More from the Magazine

A new era in physics will open up when the Large Hadron Collider (LHC) extends the reach of subatomic particle investigations to unprecedented energy scales. But even before researchers initiate the first high-energy collisions in the LHC’s giant storage ring, located under the French-Swiss border, they are already contemplating and working toward the next great particle accelerator. And the consensus choice of the particle physics community is a proposed facility called the International Linear Collider (ILC), a machine more than 30 kilometers long that would smash electrons and positrons together at velocities very close to the speed of light. (The positron is the antimatter counterpart of the electron, identical in mass but opposite in charge.)

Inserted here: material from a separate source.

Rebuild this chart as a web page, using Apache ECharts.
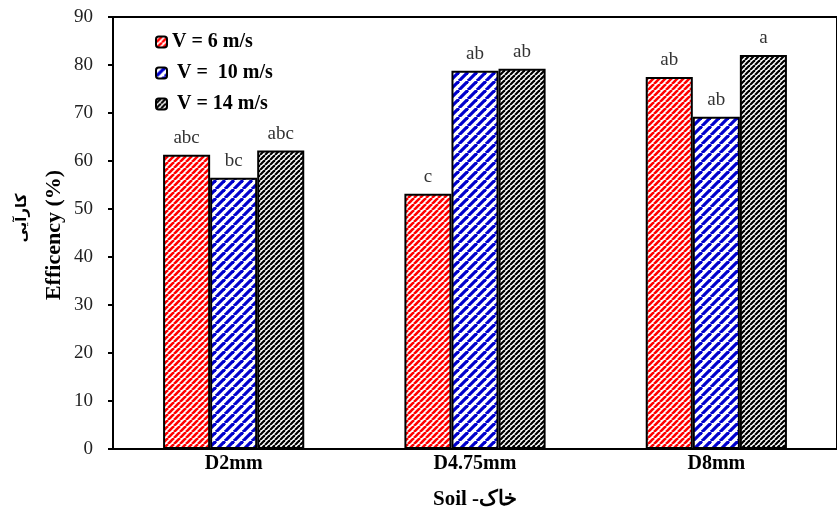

Far more powerful than previous electron-positron colliders, the ILC would enable physicists to follow up any groundbreaking discoveries made by the LHC. The LHC is designed to investigate the collisions of protons, each of which is actually a bundle of three quarks bound together by gluons (the particles carrying the strong nuclear force). Because the quarks and gluons within a proton are constantly interacting, a proton-proton collision is an inherently messy affair. Researchers cannot be certain of the energy of each quark at the moment of the collision, and this uncertainty makes it difficult to determine the properties of novel particles produced by the impact. But the electron and positron are fundamental particles rather than composites, so physicists working with an electron-positron collider can know the energy of each collision to great accuracy. This capability would make the ILC an extremely useful tool for precisely measuring the masses and other characteristics of newly discovered particles.